In general, moral uplift, rather than gender polemics, filled the pages of typical diaries. “The lodges must be schools of the Moral and Philosophy … in effect … in the discourses that are spoken in them, always Virtue, Charity, and the Love of our neighbor, lie at the base of our intentions.” So said a French diary published in The Hague in 1781.42 It also published an oration given to the national Grand Lodge in The Hague the previous year. The speaker praised the Dutch nation and also asked the Grand Architect of the Universe “to perpetuate generation after generation a race of citizens useful to their country, heroic defenders of Liberty and Religion, and enlightened masters who can revivify our virtues.”43 The appearance of liberty in the language in that year suggests a number of possibilities. The reference may reflect the growing impact of the American Revolution in European consciousness.
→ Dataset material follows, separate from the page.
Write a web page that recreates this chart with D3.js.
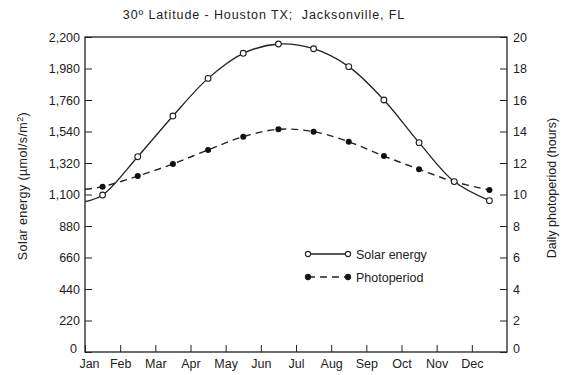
<!DOCTYPE html>
<html>
<head>
<meta charset="utf-8">
<script src="https://cdn.jsdelivr.net/npm/d3@7"></script>
<style>
  body { margin: 0; background: #fff; }
  svg { display: block; font-family: "Liberation Sans", Arial, sans-serif; }
  .axis text { font-size: 12.5px; fill: #222; }
  .axis line, .axis path { stroke: #222; }
</style>
</head>
<body>
<div id="chart"></div>
<script>
// month labels, values read at mid-month
const months = ['Jan', 'Feb', 'Mar', 'Apr', 'May', 'Jun', 'Jul', 'Aug', 'Sep', 'Oct', 'Nov', 'Dec'];
const solarEnergy = [1096, 1364, 1648, 1911, 2086, 2151, 2118, 1993, 1760, 1462, 1190, 1057];
const photoperiod = [10.5, 11.17, 11.94, 12.83, 13.67, 14.14, 13.99, 13.35, 12.44, 11.6, 10.81, 10.29];
// curve value where it meets the left axis (Jan 1)
const solarJan1 = 1050;
const photoJan1 = 10.33;
const solarTicks = d3.range(0, 2201, 220);
const hourTicks = d3.range(0, 21, 2);

const W = 563, H = 375;
const margin = {top: 37, right: 56, bottom: 23, left: 85};
const width = W - margin.left - margin.right;
const height = H - margin.top - margin.bottom;

const svg = d3.select('#chart').append('svg')
    .attr('width', W)
    .attr('height', H);

svg.append('text')
    .attr('x', 264)
    .attr('y', 19)
    .attr('text-anchor', 'middle')
    .style('font-size', '12.5px')
    .style('letter-spacing', '0.9px')
    .style('white-space', 'pre')
    .style('fill', '#222')
    .text('30º Latitude - Houston TX;  Jacksonville, FL');

const g = svg.append('g')
    .attr('transform', `translate(${margin.left}, ${margin.top})`);

let xScale = d3.scaleLinear().domain([0, 12]).range([0, width]);
let yLeft = d3.scaleLinear().domain([0, 2200]).range([height, 0]);
let yRight = d3.scaleLinear().domain([0, 20]).range([height, 0]);

// frame
g.append('rect')
    .attr('width', width)
    .attr('height', height)
    .attr('fill', 'none')
    .attr('stroke', '#222')
    .attr('stroke-width', 1.3);

g.append('g')
    .attr('class', 'axis')
    .call(d3.axisLeft(yLeft).tickValues(solarTicks).tickFormat(d3.format(','))
        .tickSizeInner(-7).tickSizeOuter(0).tickPadding(5))
    .call(a => a.select('.domain').remove())
    .call(a => a.selectAll('text').filter(d => d === 0).attr('dy', '0.05em').attr('x', -8));

g.append('g')
    .attr('class', 'axis')
    .attr('transform', `translate(${width}, 0)`)
    .call(d3.axisRight(yRight).tickValues(hourTicks)
        .tickSizeInner(-7).tickSizeOuter(0).tickPadding(6))
    .call(a => a.select('.domain').remove())
    .call(a => a.selectAll('text').filter(d => d === 0).attr('dy', '0.05em'));

g.append('g')
    .attr('class', 'axis')
    .attr('transform', `translate(0, ${height})`)
    .call(d3.axisBottom(xScale).tickValues(d3.range(0, 12)).tickFormat(i => months[i])
        .tickSizeInner(-7).tickSizeOuter(0).tickPadding(4))
    .call(a => a.select('.domain').remove())
    .call(a => a.selectAll('text').attr('dy', '0.95em'))
    .call(a => a.selectAll('text').filter(d => d === 0).attr('x', 4));

// axis titles
svg.append('text')
    .attr('transform', 'translate(27, 186) rotate(-90)')
    .attr('text-anchor', 'middle')
    .style('font-size', '12.5px')
    .style('letter-spacing', '0.4px')
    .style('fill', '#222')
    .html('Solar energy (µmol/s/m<tspan dy="-4" font-size="9">2</tspan><tspan dy="4">)</tspan>');

svg.append('text')
    .attr('transform', 'translate(556, 188) rotate(-90)')
    .attr('text-anchor', 'middle')
    .style('font-size', '12.5px')
    .style('fill', '#222')
    .text('Daily photoperiod (hours)');

const solarPts = [[0, solarJan1]].concat(solarEnergy.map((v, i) => [i + 0.5, v]));
const photoPts = [[0, photoJan1]].concat(photoperiod.map((v, i) => [i + 0.5, v]));

const solarLine = d3.line()
    .x(d => xScale(d[0]))
    .y(d => yLeft(d[1]))
    .curve(d3.curveCatmullRom);

const photoLine = d3.line()
    .x(d => xScale(d[0]))
    .y(d => yRight(d[1]))
    .curve(d3.curveCatmullRom);

g.append('path')
    .datum(photoPts)
    .attr('d', photoLine)
    .attr('fill', 'none')
    .attr('stroke', '#222')
    .attr('stroke-width', 1.4)
    .attr('stroke-dasharray', '7,5');

g.append('path')
    .datum(solarPts)
    .attr('d', solarLine)
    .attr('fill', 'none')
    .attr('stroke', '#222')
    .attr('stroke-width', 1.3);

g.append('g').selectAll('circle')
    .data(photoperiod)
    .enter()
    .append('circle')
        .attr('cx', (d, i) => xScale(i + 0.5))
        .attr('cy', d => yRight(d))
        .attr('r', 3)
        .attr('fill', '#111');

g.append('g').selectAll('circle')
    .data(solarEnergy)
    .enter()
    .append('circle')
        .attr('cx', (d, i) => xScale(i + 0.5))
        .attr('cy', d => yLeft(d))
        .attr('r', 2.9)
        .attr('fill', '#fff')
        .attr('stroke', '#222')
        .attr('stroke-width', 1.1);

// legend
const legend = svg.append('g').attr('transform', 'translate(308, 254)');
const legendItems = [
    {label: 'Solar energy', dash: null, fill: '#fff'},
    {label: 'Photoperiod', dash: '7,5', fill: '#111'}
];
legendItems.forEach((it, i) => {
    let row = legend.append('g').attr('transform', `translate(0, ${i * 23})`);
    row.append('line')
        .attr('x1', 0).attr('x2', 40)
        .attr('stroke', '#222')
        .attr('stroke-width', 1.3)
        .attr('stroke-dasharray', it.dash);
    [0, 40].forEach(cx => {
        row.append('circle')
            .attr('cx', cx)
            .attr('r', 2.6)
            .attr('fill', it.fill)
            .attr('stroke', '#222')
            .attr('stroke-width', 1.1);
    });
    row.append('text')
        .attr('x', 48)
        .attr('y', 4.5)
        .style('font-size', '12.5px')
        .style('fill', '#222')
        .text(it.label);
});
</script>
</body>
</html>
But the implication that virtue needs reviving may also signal the growing discontent seen in the Dutch Republic by the 1780s. By 1787 revolution would erupt in Amsterdam that was only put to rest by the invasion of Prussian soldiers. We can only wonder what loyal freemasons made of those events because this same diary was warm in its praise of Frederick, king of Prussia, who a mere seven years later ordered the antirevolutionary invasion. We know that some lodges supported the revolution, and that others were Orangist, supporting the stadtholder and the Prussians.